Archive for January 2021

The Double Spend FUD – Bitcoin

This past week a double-spend was reported as having occurred on the Bitcoin network. The article set off panic and contributed to a large drop in the price of the asset. I will not link the article because I don’t wish to generate traffic and thus ad revenue for the author, however, the article has been proven as FUD (fear, uncertainty, and doubt), and I’d like to explain why.

Taking Bitcoin’s use as money out of the equation for a minute. The problem the technology solves is the ability to create unique digital assets. So like a file on your computer, you can copy and paste that as many times as you like. You don’t want that for money. The word they’ve come up with is fungible. Bitcoin is non-fungible. i.e. it’s a digital asset that cannot be copied.  

The first technology behind Bitcoin is called Blockchain. Blockchain is the technology that was developed to solve this problem. A blockchain can live on a single computer, and the single computer makes sure the chain is never harmed. That’s called centralized. Or a blockchain can live on multiple computers around the world and they all work together to make sure the chain is never harmed. That’s what Bitcoin is, it’s a decentralized blockchain.

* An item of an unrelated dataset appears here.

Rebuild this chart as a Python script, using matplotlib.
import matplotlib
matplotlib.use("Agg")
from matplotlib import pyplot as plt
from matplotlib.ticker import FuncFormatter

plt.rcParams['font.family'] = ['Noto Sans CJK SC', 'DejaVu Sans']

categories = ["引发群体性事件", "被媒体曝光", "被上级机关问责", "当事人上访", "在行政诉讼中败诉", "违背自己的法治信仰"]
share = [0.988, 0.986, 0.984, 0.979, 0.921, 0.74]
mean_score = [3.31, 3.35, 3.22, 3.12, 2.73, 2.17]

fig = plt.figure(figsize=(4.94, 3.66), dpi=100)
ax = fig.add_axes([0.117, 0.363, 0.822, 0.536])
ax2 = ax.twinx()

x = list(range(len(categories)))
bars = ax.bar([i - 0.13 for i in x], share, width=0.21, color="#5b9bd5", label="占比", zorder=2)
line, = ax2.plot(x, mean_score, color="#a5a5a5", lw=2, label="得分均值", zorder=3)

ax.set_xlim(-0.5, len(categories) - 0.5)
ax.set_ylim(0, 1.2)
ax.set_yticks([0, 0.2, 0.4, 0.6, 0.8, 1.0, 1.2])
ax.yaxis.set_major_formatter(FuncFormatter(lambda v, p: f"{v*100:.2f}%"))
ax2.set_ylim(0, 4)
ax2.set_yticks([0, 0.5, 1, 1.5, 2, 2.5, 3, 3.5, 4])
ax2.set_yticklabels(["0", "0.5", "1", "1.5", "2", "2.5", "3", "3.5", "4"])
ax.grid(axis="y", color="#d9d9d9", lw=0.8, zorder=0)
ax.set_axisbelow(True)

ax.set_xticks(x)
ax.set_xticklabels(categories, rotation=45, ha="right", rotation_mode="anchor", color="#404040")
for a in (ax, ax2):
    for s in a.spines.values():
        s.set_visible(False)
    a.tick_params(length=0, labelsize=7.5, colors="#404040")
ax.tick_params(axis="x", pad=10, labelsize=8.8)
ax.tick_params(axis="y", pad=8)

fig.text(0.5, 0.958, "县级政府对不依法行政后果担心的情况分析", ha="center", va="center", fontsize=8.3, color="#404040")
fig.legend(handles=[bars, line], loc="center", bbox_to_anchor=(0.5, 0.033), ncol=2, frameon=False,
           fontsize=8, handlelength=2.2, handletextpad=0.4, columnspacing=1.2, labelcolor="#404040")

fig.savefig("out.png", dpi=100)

These many computers around the world are called full nodes, and at last count, there were something like 10,000 of them. 

Side note —
Here’s a screenshot from https://bitnodes.io/ showing full node distribution.

Full node operators don’t get paid, they donate their computing power and electricity to ensuring the network is safe and secure. And to do this they perform a few basic tasks. I’ll touch on two here for the purpose of this article. The first task is to verify transactions. When they see a new transaction on the network they check that transaction against a set of rules. The next task is to broadcast transactions. Once they have verified a transaction as being valid they will send it out to other nodes.

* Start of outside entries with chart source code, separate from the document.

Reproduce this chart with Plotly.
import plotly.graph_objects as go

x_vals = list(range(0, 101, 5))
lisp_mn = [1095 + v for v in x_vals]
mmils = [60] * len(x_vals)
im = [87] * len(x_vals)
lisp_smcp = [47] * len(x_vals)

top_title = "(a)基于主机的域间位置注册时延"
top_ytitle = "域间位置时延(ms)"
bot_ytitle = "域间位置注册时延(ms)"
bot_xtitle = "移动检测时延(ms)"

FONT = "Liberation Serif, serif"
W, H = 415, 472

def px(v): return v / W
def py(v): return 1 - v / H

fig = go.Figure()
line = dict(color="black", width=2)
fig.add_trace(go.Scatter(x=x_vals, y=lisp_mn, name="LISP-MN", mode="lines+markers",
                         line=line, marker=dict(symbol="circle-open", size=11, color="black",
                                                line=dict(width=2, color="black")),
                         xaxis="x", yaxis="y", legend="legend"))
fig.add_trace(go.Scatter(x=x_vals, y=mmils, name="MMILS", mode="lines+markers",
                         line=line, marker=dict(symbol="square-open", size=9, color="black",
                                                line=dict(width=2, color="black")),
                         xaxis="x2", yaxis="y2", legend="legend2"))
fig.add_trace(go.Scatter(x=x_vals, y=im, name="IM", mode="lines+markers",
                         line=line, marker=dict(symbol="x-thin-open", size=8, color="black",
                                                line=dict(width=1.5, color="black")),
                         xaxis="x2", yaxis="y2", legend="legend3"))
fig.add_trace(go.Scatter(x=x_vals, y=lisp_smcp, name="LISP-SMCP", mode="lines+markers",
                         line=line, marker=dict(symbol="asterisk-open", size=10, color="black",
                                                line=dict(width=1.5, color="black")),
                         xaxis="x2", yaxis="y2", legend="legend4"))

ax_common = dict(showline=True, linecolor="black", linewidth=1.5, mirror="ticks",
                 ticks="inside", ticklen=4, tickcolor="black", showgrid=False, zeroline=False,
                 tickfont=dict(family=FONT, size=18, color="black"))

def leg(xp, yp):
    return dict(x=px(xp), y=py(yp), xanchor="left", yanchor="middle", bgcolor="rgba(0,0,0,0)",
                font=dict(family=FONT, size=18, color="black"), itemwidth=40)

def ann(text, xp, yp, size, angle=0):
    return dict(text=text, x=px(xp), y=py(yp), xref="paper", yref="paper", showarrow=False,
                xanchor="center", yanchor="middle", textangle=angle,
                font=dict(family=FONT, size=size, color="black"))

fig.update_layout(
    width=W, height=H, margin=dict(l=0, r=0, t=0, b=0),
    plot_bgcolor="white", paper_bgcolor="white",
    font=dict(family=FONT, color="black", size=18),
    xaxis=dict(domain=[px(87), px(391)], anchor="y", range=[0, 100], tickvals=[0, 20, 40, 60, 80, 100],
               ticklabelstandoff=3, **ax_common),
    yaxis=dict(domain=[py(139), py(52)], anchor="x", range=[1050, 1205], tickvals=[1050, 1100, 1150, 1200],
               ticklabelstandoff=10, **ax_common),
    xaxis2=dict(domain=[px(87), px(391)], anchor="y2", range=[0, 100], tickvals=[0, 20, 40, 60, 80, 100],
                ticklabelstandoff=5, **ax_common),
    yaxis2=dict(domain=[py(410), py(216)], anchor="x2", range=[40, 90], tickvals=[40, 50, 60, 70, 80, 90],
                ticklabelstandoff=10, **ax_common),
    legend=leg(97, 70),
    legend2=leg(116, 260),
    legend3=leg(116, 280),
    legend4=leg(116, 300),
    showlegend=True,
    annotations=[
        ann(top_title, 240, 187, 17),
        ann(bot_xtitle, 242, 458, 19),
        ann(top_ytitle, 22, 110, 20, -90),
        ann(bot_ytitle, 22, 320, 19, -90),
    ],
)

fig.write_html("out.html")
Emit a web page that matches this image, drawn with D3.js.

The next problem getting the nodes to agree on a single chain. There can be many chains, but there can only be one real chain. And this is where the double-spend news came into play. Someone discovered two chains each with the same transaction. Concluding that the same Bitcoin was spent twice. 

The second technology behind Bitcoin is called Proof of Work, or mining. Mining is a technology that secures the blockchain. 

Let’s look at an example. Say you bought a cup of coffee using Bitcoin. –The payment terminal at the coffee shop will be a full node.– The node first checks that transaction against a set of rules to make sure it’s valid. Among the rules to check, one of them is the double-spend. It will look back at the entire blockchain history to make sure the money you’re trying to spend hasn’t already been spent. After checking the transaction against the rules and determining that it’s valid the node broadcasts the transaction to the network. A transaction that has been determined as being valid but not yet having been appending to the blockchain is called an unconfirmed transaction. 

So, miners. The miners are the ones that physically add the transaction to the blockchain. Recall, miners are basically computers trying to solve a random equation, and all the miners around the world are trying to solve the same equation. Eventually, one of them will find the answer. And for doing all that work the network lets the miner take some unconfirmed transaction, pack them up into a block, and add the block to the chain. Once done the network rewards the miner with some newly minted Bitcoin.
Note the group of unconfirmed transactions the miner chooses is up to it. When transactions are submitted to the network the sender will have paid a small transaction fee. Usually, the miner will pick transactions with the highest fees first. 

So, now that the miner has added its block to the chain, the chain has grown by one block. And that new chain is broadcast back out to the full nodes around the world. 

Consider how many miners there are out there. Probably millions of them. What are the chances that 2 miners find the answer to the equation at the same time? Small, but there is a chance. This is allowed and is taken into account. 

Say two miners find an answer at the same time, they each think they solved the equation first, so they each add a block to the chain and broadcast out that new chain. At that moment, the chain has formed a Y. A snake with 2 heads. This is fine. the system keeps working.

Now say some other guy bought a cup of coffee, now his transaction gets broadcast to the nodes and eventually makes its way to a miner. We’re back at the same problem. What are the chances that two miners find an answer to the equation at the same time? Even smaller this time but there’s still a chance. 

This could go on forever in theory, but each time this goes on the chance get smaller and smaller. The general rule of acceptance is that after 6 times the chances are more or less 0 and two miners will solve the equation at the same time. i.e. When you sell something to someone, and they’re going to pay you in Bitcoin, it’s best practice to make sure the transaction has 6 or more confirmations before you part with your goods.  

Here’s a screenshot from a Bitcoin wallet showing this:
So that Y chain we had, this is when the news story was published. Someone saw the Y and panicked.

What actually happened is the miners kept mining and the next equation that was solved was solved by only one miner, and that miner got to append its block to one side of the Y. Now we still have a Y chain, but one side is slightly longer than the other side. And this longer side is the side that the miner broadcasts out the full nodes around the world as being the correct chain. 

The smaller chain will stay attached to the blockchain forever and is called an orphaned chain. Because it’s not the longest chain it is ignored.